----- MATERIAL PROVIDED
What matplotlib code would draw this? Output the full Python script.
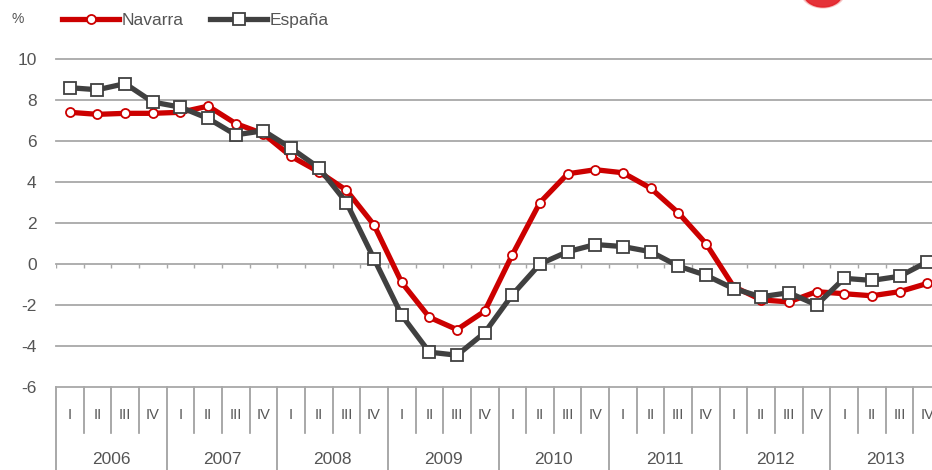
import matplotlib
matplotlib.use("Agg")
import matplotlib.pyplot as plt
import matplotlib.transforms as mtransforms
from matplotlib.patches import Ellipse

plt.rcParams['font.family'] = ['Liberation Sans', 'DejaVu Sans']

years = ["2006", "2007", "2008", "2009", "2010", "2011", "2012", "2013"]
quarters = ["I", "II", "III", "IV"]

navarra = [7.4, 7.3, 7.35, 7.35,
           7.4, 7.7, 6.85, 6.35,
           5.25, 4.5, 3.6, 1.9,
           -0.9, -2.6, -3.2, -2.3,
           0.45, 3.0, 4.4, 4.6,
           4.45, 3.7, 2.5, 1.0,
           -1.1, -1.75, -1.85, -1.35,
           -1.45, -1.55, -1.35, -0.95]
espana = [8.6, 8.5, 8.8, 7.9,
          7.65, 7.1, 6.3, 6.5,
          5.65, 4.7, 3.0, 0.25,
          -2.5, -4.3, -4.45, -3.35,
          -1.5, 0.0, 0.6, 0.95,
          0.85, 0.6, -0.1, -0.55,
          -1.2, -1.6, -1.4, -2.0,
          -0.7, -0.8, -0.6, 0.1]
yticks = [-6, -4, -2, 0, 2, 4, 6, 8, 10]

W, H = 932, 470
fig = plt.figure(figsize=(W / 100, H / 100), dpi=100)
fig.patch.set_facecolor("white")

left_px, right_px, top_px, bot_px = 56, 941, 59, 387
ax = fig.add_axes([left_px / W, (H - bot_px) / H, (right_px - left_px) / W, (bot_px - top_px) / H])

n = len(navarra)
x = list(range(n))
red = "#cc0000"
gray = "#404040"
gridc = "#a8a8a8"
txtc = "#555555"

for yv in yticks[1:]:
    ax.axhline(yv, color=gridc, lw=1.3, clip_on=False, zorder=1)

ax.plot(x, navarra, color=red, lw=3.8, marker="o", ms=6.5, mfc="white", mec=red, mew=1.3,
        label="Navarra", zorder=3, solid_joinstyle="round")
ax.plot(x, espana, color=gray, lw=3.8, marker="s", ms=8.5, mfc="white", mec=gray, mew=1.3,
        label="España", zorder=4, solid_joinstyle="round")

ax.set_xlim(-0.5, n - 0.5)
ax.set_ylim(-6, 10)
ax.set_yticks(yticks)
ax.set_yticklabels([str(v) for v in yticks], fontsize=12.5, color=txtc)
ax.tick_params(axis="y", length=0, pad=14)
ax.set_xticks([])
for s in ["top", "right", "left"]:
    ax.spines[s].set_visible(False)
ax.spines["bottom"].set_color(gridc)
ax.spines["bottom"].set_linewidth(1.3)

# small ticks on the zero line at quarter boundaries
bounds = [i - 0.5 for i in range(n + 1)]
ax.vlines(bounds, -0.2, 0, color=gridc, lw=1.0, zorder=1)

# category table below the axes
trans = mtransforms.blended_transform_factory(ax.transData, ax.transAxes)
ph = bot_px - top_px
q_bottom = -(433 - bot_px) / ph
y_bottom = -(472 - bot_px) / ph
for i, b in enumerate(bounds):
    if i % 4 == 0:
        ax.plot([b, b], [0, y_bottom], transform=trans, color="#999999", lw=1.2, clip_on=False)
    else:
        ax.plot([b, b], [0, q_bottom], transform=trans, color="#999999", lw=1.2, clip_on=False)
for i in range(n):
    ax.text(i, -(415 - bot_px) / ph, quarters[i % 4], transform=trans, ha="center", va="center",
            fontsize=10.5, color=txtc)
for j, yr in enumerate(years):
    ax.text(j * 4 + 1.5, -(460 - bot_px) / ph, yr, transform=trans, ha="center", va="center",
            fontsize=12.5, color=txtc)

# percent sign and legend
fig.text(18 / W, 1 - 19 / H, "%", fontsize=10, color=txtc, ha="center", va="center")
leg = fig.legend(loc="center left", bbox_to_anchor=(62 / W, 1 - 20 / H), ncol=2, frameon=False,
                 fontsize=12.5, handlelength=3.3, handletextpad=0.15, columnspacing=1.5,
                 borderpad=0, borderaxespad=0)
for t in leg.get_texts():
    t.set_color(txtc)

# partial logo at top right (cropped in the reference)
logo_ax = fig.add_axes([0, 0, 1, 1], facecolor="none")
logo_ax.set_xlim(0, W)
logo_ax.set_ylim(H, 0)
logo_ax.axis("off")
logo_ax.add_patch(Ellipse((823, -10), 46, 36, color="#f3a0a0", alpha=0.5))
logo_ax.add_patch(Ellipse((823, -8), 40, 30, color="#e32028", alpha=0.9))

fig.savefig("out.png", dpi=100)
----------
-- WRITTEN REQUEST --
Reproduce all of the data exactly; the pictures do not belong in the copy.

-- FULL RESPONSE --
What matplotlib code would draw this? Output the full Python script.
import matplotlib
matplotlib.use("Agg")
import matplotlib.pyplot as plt
import matplotlib.transforms as mtransforms
from matplotlib.patches import Ellipse

plt.rcParams['font.family'] = ['Liberation Sans', 'DejaVu Sans']

years = ["2006", "2007", "2008", "2009", "2010", "2011", "2012", "2013"]
quarters = ["I", "II", "III", "IV"]

navarra = [7.4, 7.3, 7.35, 7.35,
           7.4, 7.7, 6.85, 6.35,
           5.25, 4.5, 3.6, 1.9,
           -0.9, -2.6, -3.2, -2.3,
           0.45, 3.0, 4.4, 4.6,
           4.45, 3.7, 2.5, 1.0,
           -1.1, -1.75, -1.85, -1.35,
           -1.45, -1.55, -1.35, -0.95]
espana = [8.6, 8.5, 8.8, 7.9,
          7.65, 7.1, 6.3, 6.5,
          5.65, 4.7, 3.0, 0.25,
          -2.5, -4.3, -4.45, -3.35,
          -1.5, 0.0, 0.6, 0.95,
          0.85, 0.6, -0.1, -0.55,
          -1.2, -1.6, -1.4, -2.0,
          -0.7, -0.8, -0.6, 0.1]
yticks = [-6, -4, -2, 0, 2, 4, 6, 8, 10]

W, H = 932, 470
fig = plt.figure(figsize=(W / 100, H / 100), dpi=100)
fig.patch.set_facecolor("white")

left_px, right_px, top_px, bot_px = 56, 941, 59, 387
ax = fig.add_axes([left_px / W, (H - bot_px) / H, (right_px - left_px) / W, (bot_px - top_px) / H])

n = len(navarra)
x = list(range(n))
red = "#cc0000"
gray = "#404040"
gridc = "#a8a8a8"
txtc = "#555555"

for yv in yticks[1:]:
    ax.axhline(yv, color=gridc, lw=1.3, clip_on=False, zorder=1)

ax.plot(x, navarra, color=red, lw=3.8, marker="o", ms=6.5, mfc="white", mec=red, mew=1.3,
        label="Navarra", zorder=3, solid_joinstyle="round")
ax.plot(x, espana, color=gray, lw=3.8, marker="s", ms=8.5, mfc="white", mec=gray, mew=1.3,
        label="España", zorder=4, solid_joinstyle="round")

ax.set_xlim(-0.5, n - 0.5)
ax.set_ylim(-6, 10)
ax.set_yticks(yticks)
ax.set_yticklabels([str(v) for v in yticks], fontsize=12.5, color=txtc)
ax.tick_params(axis="y", length=0, pad=14)
ax.set_xticks([])
for s in ["top", "right", "left"]:
    ax.spines[s].set_visible(False)
ax.spines["bottom"].set_color(gridc)
ax.spines["bottom"].set_linewidth(1.3)

# small ticks on the zero line at quarter boundaries
bounds = [i - 0.5 for i in range(n + 1)]
ax.vlines(bounds, -0.2, 0, color=gridc, lw=1.0, zorder=1)

# category table below the axes
trans = mtransforms.blended_transform_factory(ax.transData, ax.transAxes)
ph = bot_px - top_px
q_bottom = -(433 - bot_px) / ph
y_bottom = -(472 - bot_px) / ph
for i, b in enumerate(bounds):
    if i % 4 == 0:
        ax.plot([b, b], [0, y_bottom], transform=trans, color="#999999", lw=1.2, clip_on=False)
    else:
        ax.plot([b, b], [0, q_bottom], transform=trans, color="#999999", lw=1.2, clip_on=False)
for i in range(n):
    ax.text(i, -(415 - bot_px) / ph, quarters[i % 4], transform=trans, ha="center", va="center",
            fontsize=10.5, color=txtc)
for j, yr in enumerate(years):
    ax.text(j * 4 + 1.5, -(460 - bot_px) / ph, yr, transform=trans, ha="center", va="center",
            fontsize=12.5, color=txtc)

# percent sign and legend
fig.text(18 / W, 1 - 19 / H, "%", fontsize=10, color=txtc, ha="center", va="center")
leg = fig.legend(loc="center left", bbox_to_anchor=(62 / W, 1 - 20 / H), ncol=2, frameon=False,
                 fontsize=12.5, handlelength=3.3, handletextpad=0.15, columnspacing=1.5,
                 borderpad=0, borderaxespad=0)
for t in leg.get_texts():
    t.set_color(txtc)

# partial logo at top right (cropped in the reference)
logo_ax = fig.add_axes([0, 0, 1, 1], facecolor="none")
logo_ax.set_xlim(0, W)
logo_ax.set_ylim(H, 0)
logo_ax.axis("off")
logo_ax.add_patch(Ellipse((823, -10), 46, 36, color="#f3a0a0", alpha=0.5))
logo_ax.add_patch(Ellipse((823, -8), 40, 30, color="#e32028", alpha=0.9))

fig.savefig("out.png", dpi=100)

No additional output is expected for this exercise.